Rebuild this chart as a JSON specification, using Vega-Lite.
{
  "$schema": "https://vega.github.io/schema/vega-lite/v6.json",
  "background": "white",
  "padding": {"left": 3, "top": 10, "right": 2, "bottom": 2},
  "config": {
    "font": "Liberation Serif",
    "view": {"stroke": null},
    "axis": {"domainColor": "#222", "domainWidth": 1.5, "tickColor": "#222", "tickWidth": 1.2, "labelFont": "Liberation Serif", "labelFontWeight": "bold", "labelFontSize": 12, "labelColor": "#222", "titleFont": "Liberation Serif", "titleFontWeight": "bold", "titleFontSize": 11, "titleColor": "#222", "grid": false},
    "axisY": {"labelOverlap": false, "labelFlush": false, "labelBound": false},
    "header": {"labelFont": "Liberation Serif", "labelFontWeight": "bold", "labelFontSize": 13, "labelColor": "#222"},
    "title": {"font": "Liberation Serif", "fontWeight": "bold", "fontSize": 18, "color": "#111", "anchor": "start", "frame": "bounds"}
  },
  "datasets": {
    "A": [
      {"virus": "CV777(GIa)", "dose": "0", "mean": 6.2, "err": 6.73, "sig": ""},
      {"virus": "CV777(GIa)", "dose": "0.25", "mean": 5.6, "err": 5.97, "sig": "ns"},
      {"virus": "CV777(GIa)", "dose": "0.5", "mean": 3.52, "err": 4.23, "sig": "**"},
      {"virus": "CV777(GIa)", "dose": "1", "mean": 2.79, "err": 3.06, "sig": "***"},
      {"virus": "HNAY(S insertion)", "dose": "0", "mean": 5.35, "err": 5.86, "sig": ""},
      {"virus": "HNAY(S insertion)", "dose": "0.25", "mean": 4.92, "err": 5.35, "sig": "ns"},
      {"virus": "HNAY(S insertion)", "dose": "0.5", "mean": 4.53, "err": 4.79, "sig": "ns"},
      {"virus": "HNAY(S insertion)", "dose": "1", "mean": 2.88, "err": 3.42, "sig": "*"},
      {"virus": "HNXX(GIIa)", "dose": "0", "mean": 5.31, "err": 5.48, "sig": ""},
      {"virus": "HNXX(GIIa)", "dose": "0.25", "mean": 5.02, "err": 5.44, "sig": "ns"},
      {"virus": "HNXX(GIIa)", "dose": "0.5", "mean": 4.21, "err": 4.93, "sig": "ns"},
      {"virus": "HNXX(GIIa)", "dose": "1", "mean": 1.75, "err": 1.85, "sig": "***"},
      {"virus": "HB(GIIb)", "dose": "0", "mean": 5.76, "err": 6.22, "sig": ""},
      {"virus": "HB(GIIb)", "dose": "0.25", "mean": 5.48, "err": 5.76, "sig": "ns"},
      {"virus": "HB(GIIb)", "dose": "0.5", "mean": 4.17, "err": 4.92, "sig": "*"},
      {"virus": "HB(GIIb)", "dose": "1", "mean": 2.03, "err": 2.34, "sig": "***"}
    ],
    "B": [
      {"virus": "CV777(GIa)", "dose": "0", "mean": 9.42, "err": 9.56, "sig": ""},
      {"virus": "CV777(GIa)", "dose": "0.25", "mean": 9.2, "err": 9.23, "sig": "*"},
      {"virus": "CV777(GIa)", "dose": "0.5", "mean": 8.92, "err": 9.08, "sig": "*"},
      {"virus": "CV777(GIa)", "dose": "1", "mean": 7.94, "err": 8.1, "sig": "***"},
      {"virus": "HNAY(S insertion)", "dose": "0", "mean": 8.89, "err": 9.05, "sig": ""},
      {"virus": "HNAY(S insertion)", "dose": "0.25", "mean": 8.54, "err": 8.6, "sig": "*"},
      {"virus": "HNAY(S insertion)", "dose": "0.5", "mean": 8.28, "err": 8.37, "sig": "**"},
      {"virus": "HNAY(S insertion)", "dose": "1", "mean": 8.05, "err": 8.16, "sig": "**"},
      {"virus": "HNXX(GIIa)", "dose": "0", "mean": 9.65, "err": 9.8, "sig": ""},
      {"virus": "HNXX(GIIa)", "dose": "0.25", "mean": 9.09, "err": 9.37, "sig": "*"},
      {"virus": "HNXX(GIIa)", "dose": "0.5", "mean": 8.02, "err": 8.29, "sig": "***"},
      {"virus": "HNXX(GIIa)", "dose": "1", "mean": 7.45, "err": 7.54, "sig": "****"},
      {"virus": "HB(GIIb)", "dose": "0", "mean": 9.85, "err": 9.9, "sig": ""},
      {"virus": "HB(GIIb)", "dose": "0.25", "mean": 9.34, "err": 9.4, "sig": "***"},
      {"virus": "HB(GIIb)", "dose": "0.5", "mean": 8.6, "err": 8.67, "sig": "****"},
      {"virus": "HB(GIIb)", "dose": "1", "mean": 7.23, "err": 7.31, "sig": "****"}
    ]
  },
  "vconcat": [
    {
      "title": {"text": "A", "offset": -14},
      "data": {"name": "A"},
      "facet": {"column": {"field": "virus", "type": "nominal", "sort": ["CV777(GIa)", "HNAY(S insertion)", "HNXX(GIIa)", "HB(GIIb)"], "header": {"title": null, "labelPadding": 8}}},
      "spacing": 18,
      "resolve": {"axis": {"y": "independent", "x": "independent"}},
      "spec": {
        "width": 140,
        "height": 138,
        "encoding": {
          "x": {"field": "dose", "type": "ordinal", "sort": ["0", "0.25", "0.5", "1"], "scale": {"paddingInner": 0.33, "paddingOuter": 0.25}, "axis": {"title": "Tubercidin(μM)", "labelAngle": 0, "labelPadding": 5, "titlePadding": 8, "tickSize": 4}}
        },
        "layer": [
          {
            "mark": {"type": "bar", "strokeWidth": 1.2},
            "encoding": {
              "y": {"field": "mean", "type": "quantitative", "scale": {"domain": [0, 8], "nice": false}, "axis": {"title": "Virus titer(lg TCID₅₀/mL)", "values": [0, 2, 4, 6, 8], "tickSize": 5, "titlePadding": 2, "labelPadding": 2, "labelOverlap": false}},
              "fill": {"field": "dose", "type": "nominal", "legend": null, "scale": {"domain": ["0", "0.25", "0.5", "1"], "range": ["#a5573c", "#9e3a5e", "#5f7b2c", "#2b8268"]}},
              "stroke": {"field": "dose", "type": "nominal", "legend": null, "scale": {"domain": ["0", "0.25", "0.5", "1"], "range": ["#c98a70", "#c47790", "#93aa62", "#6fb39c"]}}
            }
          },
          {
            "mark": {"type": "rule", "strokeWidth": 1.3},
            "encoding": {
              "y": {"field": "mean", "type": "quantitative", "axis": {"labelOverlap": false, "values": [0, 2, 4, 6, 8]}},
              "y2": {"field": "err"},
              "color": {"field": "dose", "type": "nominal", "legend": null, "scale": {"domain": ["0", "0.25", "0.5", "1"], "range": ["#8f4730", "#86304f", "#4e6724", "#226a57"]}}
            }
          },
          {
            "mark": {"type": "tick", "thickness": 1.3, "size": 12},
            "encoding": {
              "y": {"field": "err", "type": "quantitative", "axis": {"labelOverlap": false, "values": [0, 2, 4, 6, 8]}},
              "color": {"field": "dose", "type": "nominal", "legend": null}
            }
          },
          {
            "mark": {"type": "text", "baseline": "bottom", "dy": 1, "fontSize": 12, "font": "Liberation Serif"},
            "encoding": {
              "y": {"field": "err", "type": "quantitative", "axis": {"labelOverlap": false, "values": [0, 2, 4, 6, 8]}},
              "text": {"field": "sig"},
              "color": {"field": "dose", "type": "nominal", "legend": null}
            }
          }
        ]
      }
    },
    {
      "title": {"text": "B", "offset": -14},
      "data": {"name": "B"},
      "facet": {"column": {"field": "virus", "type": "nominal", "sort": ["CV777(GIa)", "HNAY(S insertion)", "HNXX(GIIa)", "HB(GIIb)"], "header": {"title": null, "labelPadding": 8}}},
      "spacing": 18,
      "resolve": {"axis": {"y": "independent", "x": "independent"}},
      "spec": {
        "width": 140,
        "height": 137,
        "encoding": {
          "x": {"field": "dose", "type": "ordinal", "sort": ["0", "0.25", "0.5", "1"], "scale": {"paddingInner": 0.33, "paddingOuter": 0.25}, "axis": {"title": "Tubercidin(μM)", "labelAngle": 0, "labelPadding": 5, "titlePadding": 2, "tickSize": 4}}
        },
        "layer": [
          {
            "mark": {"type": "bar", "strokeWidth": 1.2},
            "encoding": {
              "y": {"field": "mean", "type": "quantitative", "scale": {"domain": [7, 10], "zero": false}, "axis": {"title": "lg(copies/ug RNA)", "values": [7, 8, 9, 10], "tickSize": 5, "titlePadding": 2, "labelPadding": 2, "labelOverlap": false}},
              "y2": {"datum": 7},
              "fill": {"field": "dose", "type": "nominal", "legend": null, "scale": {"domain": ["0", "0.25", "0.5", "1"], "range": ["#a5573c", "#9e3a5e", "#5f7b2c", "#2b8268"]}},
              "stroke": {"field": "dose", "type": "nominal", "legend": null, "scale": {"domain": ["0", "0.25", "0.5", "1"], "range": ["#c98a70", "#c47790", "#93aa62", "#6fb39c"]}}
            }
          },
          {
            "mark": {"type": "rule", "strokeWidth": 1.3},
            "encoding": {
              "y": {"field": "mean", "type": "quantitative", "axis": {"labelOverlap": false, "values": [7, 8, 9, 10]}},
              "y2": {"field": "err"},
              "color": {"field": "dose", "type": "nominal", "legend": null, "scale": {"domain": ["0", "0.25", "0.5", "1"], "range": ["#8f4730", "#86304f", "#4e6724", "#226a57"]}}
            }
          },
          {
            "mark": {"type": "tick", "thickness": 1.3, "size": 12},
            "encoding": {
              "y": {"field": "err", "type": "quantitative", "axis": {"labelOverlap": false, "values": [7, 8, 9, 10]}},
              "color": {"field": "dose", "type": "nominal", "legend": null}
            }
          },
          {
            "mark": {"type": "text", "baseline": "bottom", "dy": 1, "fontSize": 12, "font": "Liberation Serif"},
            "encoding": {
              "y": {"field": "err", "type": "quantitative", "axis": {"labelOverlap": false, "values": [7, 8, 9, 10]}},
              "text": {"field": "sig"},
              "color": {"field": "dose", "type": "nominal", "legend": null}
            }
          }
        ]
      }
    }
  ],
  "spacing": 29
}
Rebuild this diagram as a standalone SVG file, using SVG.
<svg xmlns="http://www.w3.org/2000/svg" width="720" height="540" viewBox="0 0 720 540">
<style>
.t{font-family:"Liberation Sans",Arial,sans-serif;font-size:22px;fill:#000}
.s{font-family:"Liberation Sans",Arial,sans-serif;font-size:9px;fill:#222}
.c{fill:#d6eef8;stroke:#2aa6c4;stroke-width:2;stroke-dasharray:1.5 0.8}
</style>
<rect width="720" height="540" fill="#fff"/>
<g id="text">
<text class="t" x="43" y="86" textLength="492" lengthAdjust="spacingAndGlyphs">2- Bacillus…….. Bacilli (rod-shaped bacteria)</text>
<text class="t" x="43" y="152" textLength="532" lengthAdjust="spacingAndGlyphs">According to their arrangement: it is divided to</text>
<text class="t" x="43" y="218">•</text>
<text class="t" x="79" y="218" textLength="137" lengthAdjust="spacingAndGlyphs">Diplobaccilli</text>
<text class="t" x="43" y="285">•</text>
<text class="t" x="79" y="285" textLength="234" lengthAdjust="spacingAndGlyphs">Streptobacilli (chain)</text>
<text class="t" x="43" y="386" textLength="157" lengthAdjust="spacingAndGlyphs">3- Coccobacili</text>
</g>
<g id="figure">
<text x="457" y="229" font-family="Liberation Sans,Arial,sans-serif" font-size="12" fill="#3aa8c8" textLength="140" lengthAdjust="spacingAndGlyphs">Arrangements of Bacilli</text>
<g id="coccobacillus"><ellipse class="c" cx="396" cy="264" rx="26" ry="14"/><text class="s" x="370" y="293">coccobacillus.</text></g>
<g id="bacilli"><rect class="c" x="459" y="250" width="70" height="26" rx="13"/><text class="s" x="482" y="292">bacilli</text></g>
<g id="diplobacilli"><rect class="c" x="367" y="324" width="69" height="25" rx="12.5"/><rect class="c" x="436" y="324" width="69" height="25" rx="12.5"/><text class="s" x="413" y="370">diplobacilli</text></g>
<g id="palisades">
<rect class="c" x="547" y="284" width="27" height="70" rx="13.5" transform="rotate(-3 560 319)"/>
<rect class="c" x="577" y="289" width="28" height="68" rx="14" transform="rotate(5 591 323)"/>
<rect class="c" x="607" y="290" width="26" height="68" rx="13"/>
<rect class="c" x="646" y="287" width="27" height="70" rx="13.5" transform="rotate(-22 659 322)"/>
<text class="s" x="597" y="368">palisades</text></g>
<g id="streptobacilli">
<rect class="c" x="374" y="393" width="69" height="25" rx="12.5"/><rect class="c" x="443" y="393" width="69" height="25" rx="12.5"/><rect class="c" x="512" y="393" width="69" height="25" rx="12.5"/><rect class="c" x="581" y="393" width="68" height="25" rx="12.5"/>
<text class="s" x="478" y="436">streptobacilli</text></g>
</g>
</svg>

_Short task_
Pick out each line that holds the string "this".

_Output of the task_
Rebuild this chart as a JSON specification, using Vega-Lite.
Rebuild this diagram as a standalone SVG file, using SVG.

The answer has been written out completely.